>> START

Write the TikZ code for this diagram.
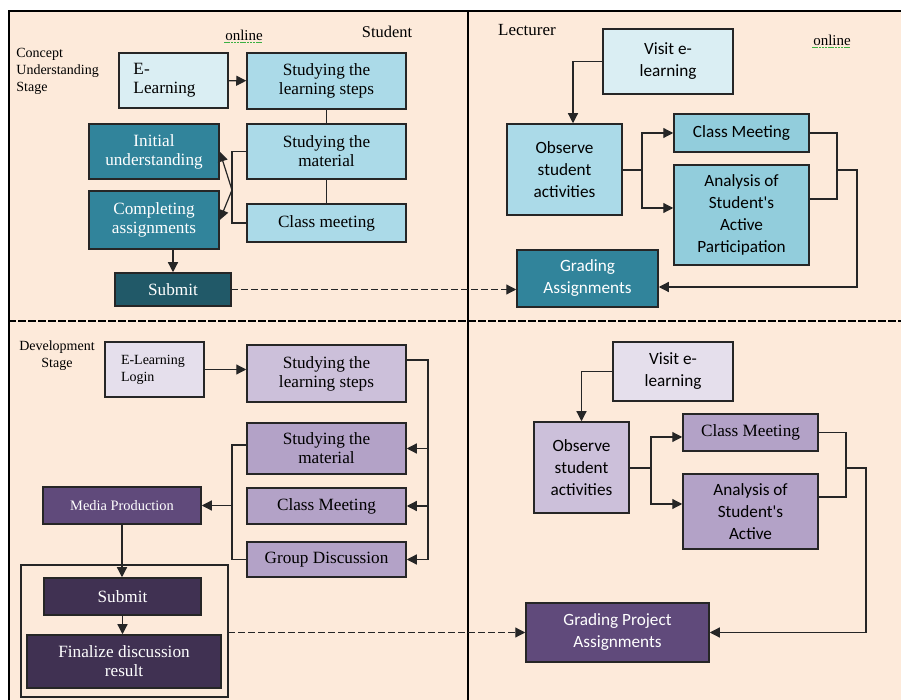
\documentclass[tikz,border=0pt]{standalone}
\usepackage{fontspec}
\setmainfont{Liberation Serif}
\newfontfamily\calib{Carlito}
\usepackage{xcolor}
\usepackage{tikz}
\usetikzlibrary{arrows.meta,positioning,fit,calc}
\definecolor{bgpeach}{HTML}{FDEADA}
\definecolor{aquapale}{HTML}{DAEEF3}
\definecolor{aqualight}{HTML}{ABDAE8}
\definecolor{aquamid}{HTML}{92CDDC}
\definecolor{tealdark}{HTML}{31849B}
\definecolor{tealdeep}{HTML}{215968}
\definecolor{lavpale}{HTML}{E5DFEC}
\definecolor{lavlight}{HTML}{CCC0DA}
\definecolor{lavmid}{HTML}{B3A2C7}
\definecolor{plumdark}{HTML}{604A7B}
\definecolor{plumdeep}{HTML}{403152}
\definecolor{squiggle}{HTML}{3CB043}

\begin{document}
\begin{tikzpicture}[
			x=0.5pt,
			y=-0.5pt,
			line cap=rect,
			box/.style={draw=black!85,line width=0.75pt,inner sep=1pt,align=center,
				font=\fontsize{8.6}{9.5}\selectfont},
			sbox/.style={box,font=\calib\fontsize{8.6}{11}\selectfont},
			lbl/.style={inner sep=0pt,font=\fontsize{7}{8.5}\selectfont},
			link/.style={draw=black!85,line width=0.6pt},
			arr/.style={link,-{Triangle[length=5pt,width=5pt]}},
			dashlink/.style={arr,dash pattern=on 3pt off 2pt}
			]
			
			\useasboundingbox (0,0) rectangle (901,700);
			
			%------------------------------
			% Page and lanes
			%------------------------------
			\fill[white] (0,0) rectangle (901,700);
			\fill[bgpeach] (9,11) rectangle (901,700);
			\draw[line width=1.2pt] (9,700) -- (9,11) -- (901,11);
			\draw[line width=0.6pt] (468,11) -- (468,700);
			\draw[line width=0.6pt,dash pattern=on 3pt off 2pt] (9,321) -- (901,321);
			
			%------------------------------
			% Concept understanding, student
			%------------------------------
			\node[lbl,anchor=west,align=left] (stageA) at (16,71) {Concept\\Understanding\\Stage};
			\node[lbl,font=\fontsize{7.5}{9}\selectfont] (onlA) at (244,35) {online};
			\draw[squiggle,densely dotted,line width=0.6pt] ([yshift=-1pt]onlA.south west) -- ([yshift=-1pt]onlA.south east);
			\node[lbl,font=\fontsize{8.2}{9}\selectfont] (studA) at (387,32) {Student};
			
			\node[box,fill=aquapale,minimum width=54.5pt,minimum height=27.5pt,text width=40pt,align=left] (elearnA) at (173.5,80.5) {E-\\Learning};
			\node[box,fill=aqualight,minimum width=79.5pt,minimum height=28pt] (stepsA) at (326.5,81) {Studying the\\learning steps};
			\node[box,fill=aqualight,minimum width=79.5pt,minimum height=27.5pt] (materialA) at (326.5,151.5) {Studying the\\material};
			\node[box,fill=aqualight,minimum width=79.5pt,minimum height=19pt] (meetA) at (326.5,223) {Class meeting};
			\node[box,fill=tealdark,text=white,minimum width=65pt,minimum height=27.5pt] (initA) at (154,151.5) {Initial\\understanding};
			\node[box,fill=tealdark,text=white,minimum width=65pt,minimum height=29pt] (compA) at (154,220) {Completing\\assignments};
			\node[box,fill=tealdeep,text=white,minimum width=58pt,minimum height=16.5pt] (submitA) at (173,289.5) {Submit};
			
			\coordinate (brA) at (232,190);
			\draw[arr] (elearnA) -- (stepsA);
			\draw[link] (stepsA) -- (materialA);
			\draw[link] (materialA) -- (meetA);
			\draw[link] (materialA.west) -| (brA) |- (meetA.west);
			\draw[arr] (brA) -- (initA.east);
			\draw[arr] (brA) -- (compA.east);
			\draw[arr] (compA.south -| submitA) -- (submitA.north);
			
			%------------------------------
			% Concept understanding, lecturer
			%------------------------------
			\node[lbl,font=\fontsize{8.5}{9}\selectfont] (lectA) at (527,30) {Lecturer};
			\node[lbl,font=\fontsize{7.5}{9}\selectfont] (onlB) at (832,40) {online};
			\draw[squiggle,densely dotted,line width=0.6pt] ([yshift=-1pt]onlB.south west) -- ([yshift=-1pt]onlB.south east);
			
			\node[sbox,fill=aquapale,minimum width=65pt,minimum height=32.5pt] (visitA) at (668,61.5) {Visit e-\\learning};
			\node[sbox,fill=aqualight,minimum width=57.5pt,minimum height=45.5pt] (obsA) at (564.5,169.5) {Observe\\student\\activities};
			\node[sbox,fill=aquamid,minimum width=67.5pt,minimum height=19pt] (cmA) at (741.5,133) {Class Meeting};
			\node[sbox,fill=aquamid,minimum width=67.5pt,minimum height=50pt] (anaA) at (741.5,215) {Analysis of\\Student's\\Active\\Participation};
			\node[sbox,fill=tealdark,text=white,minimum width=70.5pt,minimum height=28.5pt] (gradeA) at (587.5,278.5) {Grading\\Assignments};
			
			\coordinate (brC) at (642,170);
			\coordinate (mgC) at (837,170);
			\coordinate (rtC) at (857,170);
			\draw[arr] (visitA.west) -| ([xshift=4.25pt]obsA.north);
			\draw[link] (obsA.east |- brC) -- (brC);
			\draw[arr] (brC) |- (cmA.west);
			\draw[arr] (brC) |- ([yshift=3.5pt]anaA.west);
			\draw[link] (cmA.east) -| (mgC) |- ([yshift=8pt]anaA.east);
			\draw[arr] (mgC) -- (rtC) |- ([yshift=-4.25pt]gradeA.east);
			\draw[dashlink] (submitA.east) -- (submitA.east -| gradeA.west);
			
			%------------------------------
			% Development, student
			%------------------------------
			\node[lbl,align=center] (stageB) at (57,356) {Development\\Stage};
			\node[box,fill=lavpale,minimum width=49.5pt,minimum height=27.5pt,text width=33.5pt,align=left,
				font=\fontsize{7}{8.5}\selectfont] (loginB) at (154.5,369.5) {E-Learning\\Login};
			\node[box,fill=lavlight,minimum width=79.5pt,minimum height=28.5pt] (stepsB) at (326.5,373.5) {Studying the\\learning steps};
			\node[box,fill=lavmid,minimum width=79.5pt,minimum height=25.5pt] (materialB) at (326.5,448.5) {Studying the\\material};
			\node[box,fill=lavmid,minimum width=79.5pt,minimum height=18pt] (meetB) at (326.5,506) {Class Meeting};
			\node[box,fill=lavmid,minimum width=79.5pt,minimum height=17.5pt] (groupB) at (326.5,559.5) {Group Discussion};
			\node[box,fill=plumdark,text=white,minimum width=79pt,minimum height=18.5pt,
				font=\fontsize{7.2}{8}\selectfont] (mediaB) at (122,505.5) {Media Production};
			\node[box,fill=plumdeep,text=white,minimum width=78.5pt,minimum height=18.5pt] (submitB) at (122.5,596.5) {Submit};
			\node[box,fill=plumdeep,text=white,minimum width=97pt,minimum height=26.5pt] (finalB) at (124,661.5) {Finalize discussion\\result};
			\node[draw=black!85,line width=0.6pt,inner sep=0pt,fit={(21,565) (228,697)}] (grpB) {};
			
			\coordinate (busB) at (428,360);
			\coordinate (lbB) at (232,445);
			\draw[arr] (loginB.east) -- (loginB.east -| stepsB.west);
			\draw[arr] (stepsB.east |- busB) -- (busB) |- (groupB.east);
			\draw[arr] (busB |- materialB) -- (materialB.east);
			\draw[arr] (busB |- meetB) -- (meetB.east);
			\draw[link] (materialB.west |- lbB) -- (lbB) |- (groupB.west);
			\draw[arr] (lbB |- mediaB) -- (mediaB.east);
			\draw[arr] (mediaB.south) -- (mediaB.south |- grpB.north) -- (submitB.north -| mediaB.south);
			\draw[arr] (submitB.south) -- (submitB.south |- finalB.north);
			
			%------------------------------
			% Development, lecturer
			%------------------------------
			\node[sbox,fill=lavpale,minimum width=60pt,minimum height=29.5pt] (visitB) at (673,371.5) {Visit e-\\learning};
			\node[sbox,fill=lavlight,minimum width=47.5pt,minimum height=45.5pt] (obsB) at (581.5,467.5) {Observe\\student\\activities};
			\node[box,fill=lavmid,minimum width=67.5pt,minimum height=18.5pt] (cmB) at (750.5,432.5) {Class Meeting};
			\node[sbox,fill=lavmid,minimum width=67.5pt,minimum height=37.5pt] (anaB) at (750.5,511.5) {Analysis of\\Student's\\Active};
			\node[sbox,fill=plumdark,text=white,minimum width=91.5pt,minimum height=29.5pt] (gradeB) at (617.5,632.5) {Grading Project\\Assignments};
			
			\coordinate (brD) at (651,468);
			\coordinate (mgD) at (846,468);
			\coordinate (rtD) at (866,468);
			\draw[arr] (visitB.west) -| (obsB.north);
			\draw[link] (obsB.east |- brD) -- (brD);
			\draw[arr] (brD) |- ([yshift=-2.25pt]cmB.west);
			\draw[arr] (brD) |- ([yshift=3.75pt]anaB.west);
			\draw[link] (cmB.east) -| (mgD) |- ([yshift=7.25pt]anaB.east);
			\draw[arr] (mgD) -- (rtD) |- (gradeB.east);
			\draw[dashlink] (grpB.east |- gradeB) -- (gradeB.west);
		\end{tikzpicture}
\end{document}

>> END

* INSTRUCTION *
Repeat exactly and only the lines from the start of the data above through the line that holds "(9,321) -- (901,321);", inclusive. Pictures do not belong in the copy.

* OUTPUT BELOW *
Write the TikZ code for this diagram.
\documentclass[tikz,border=0pt]{standalone}
\usepackage{fontspec}
\setmainfont{Liberation Serif}
\newfontfamily\calib{Carlito}
\usepackage{xcolor}
\usepackage{tikz}
\usetikzlibrary{arrows.meta,positioning,fit,calc}
\definecolor{bgpeach}{HTML}{FDEADA}
\definecolor{aquapale}{HTML}{DAEEF3}
\definecolor{aqualight}{HTML}{ABDAE8}
\definecolor{aquamid}{HTML}{92CDDC}
\definecolor{tealdark}{HTML}{31849B}
\definecolor{tealdeep}{HTML}{215968}
\definecolor{lavpale}{HTML}{E5DFEC}
\definecolor{lavlight}{HTML}{CCC0DA}
\definecolor{lavmid}{HTML}{B3A2C7}
\definecolor{plumdark}{HTML}{604A7B}
\definecolor{plumdeep}{HTML}{403152}
\definecolor{squiggle}{HTML}{3CB043}

\begin{document}
\begin{tikzpicture}[
			x=0.5pt,
			y=-0.5pt,
			line cap=rect,
			box/.style={draw=black!85,line width=0.75pt,inner sep=1pt,align=center,
				font=\fontsize{8.6}{9.5}\selectfont},
			sbox/.style={box,font=\calib\fontsize{8.6}{11}\selectfont},
			lbl/.style={inner sep=0pt,font=\fontsize{7}{8.5}\selectfont},
			link/.style={draw=black!85,line width=0.6pt},
			arr/.style={link,-{Triangle[length=5pt,width=5pt]}},
			dashlink/.style={arr,dash pattern=on 3pt off 2pt}
			]
			
			\useasboundingbox (0,0) rectangle (901,700);
			
			%------------------------------
			% Page and lanes
			%------------------------------
			\fill[white] (0,0) rectangle (901,700);
			\fill[bgpeach] (9,11) rectangle (901,700);
			\draw[line width=1.2pt] (9,700) -- (9,11) -- (901,11);
			\draw[line width=0.6pt] (468,11) -- (468,700);
			\draw[line width=0.6pt,dash pattern=on 3pt off 2pt] (9,321) -- (901,321);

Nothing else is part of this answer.